### DIRECTIONS
Retype, please, the listing from its opening line through the line that contains "import pandas as pd", both included, without the pictures.

◇ ◇ ◇

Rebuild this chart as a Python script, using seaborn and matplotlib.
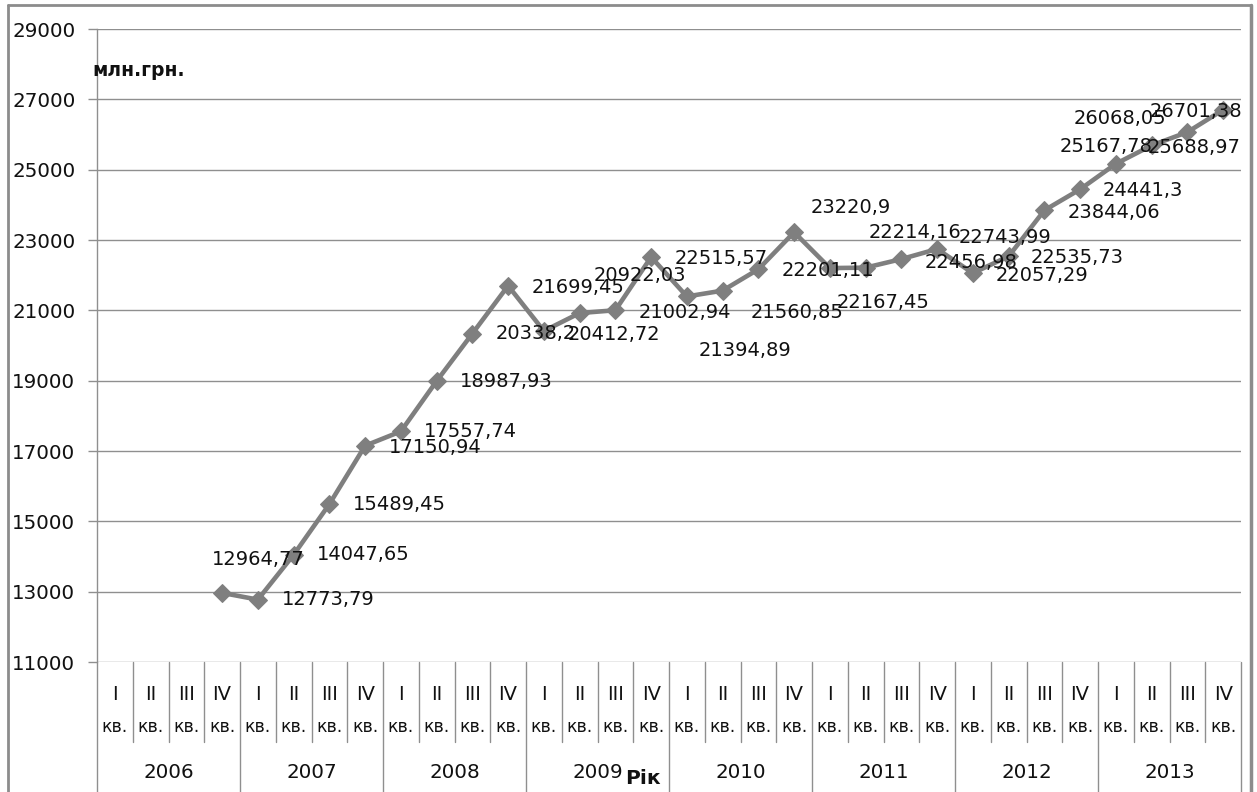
import matplotlib
matplotlib.use("Agg")
import matplotlib.pyplot as plt
import matplotlib.transforms as mtransforms
from matplotlib.lines import Line2D
import seaborn as sns
import pandas as pd

# Quarterly series, 2006 Q1 .. 2013 Q4 (no data before 2006 Q4)
years = ["2006", "2007", "2008", "2009", "2010", "2011", "2012", "2013"]
quarters = ["I", "II", "III", "IV"]
start_index = 3
values = [12964.77, 12773.79, 14047.65, 15489.45, 17150.94, 17557.74, 18987.93,
          20338.2, 21699.45, 20412.72, 20922.03, 21002.94, 22515.57, 21394.89,
          21560.85, 22167.45, 23220.9, 22201.11, 22214.16, 22456.98, 22743.99,
          22057.29, 22535.73, 23844.06, 24441.3, 25167.78, 25688.97, 26068.05,
          26701.38]
y_ticks = [11000, 13000, 15000, 17000, 19000, 21000, 23000, 25000, 27000, 29000]
unit_label = "млн.грн."
axis_label = "Рік"
quarter_suffix = "кв."

# label placement: offset of each value label's centre from its marker, in pixels
label_offsets = [(36, 33), (70, 0), (70, 0), (70, 0), (70, -2), (70, 0), (70, 0),
                 (63, 0), (70, -2), (70, -4), (60, 38), (70, -2), (70, -1), (58, -54),
                 (74, -22), (125, -33), (57, 25), (-2, -2), (49, 35), (70, -3), (68, 12),
                 (69, -2), (69, -1), (70, -2), (63, -1), (-10, 17), (42, -2), (-67, 14),
                 (-27, -2)]


def fmt_value(v):
    s = f"{v:.2f}".rstrip("0").rstrip(".")
    return s.replace(".", ",")


sns.set_style("white")
plt.rcParams["font.family"] = ["DejaVu Sans"]

W, H = 1257, 792
fig = plt.figure(figsize=(W / 100, H / 100), dpi=100)
L, R, T, B = 97, 1241, 29, 662
ax = fig.add_axes([L / W, (H - B) / H, (R - L) / W, (B - T) / H])

grey = "#7f7f7f"
grid_grey = "#8f8f8f"
text_col = "#111111"

n_slots = len(years) * len(quarters)
df = pd.DataFrame({"slot": list(range(start_index, start_index + len(values))),
                   "value": values})
sns.lineplot(data=df, x="slot", y="value", ax=ax, color=grey, linewidth=3.3,
             marker="D", markersize=9.5, markeredgecolor=grey, markerfacecolor=grey,
             zorder=3)

for (xv, yv), (dx, dy) in zip(zip(df["slot"], df["value"]), label_offsets):
    ax.annotate(fmt_value(yv), (xv, yv), xytext=(dx, dy), textcoords="offset pixels",
                ha="center", va="center", fontsize=14, color=text_col, zorder=4)

ax.set_xlim(-0.5, n_slots - 0.5)
ax.set_ylim(y_ticks[0], y_ticks[-1])
ax.set_yticks(y_ticks)
ax.set_yticklabels([str(t) for t in y_ticks], fontsize=14.3, color=text_col)
ax.set_xticks([])
ax.set_xlabel("")
ax.set_ylabel("")
ax.tick_params(axis="y", length=6.5, width=1, color=grid_grey, pad=9, left=True)
ax.grid(axis="y", color=grid_grey, linewidth=1)
ax.grid(axis="x", visible=False)
for side in ["top", "right", "bottom"]:
    ax.spines[side].set_visible(False)
ax.spines["left"].set_color(grid_grey)
ax.spines["left"].set_linewidth(1)

# two-level category axis below the plot
trans = mtransforms.blended_transform_factory(ax.transData, ax.transAxes)
h_px = B - T


def ay(py):
    return (B - py) / h_px


for k in range(n_slots + 1):
    xb = k - 0.5
    bottom = ay(795) if k % 4 == 0 else ay(742)
    ax.add_line(Line2D([xb, xb], [0, bottom], transform=trans, color=grid_grey,
                       linewidth=1, clip_on=False))
for k in range(n_slots):
    q = quarters[k % 4]
    ax.text(k, ay(695), q, transform=trans, ha="center", va="center",
            fontsize=14, color=text_col)
    ax.text(k, ay(727), quarter_suffix, transform=trans, ha="center", va="center",
            fontsize=12.5, color=text_col)
for i, yr in enumerate(years):
    ax.text(i * 4 + 1.5, ay(773), yr, transform=trans, ha="center", va="center",
            fontsize=14.3, color=text_col)

ax.text((643 - L) / (R - L), ay(778), axis_label, transform=ax.transAxes,
        ha="center", va="center", fontsize=14.5, fontweight="bold", color=text_col)
fig.text(92 / W, 1 - 71 / H, unit_label, ha="left", va="center",
         fontsize=13.5, fontweight="bold", color=text_col)

# chart frame
frame_col = "#8c8c8c"
fig.add_artist(Line2D([8 / W, 8 / W], [0, 1 - 5 / H], transform=fig.transFigure,
                      color=frame_col, linewidth=2))
fig.add_artist(Line2D([8 / W, 1251 / W], [1 - 5 / H, 1 - 5 / H], transform=fig.transFigure,
                      color=frame_col, linewidth=2))
fig.add_artist(Line2D([1251 / W, 1251 / W], [0, 1 - 5 / H], transform=fig.transFigure,
                      color=frame_col, linewidth=2.5))

fig.savefig("out.png", dpi=100)
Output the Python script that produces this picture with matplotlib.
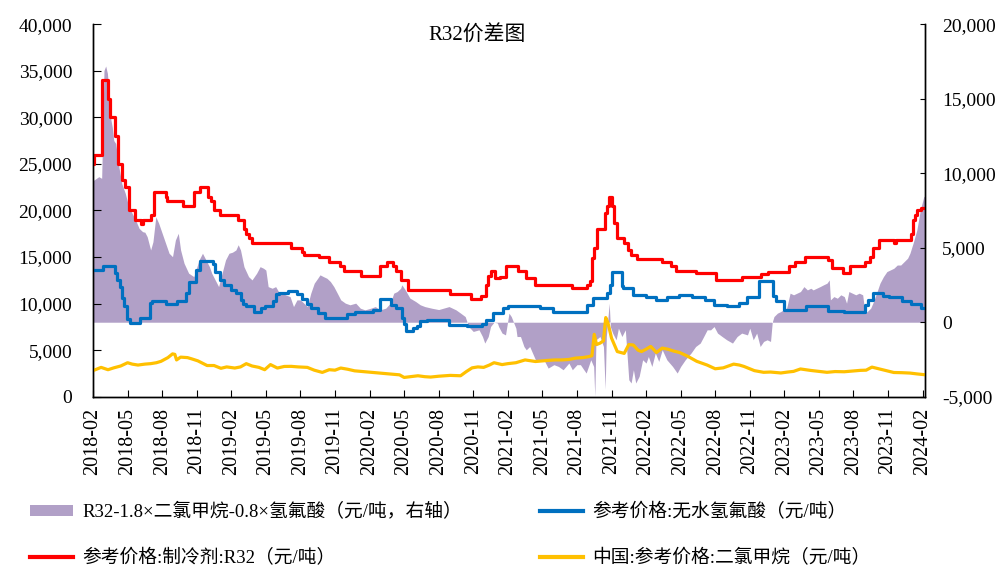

◇ ◇ ◇

### RESPONSE TO THE TASK
Rebuild this chart as a Python script, using seaborn and matplotlib.
import matplotlib
matplotlib.use("Agg")
import matplotlib.pyplot as plt
import matplotlib.transforms as mtransforms
from matplotlib.lines import Line2D
import seaborn as sns
import pandas as pd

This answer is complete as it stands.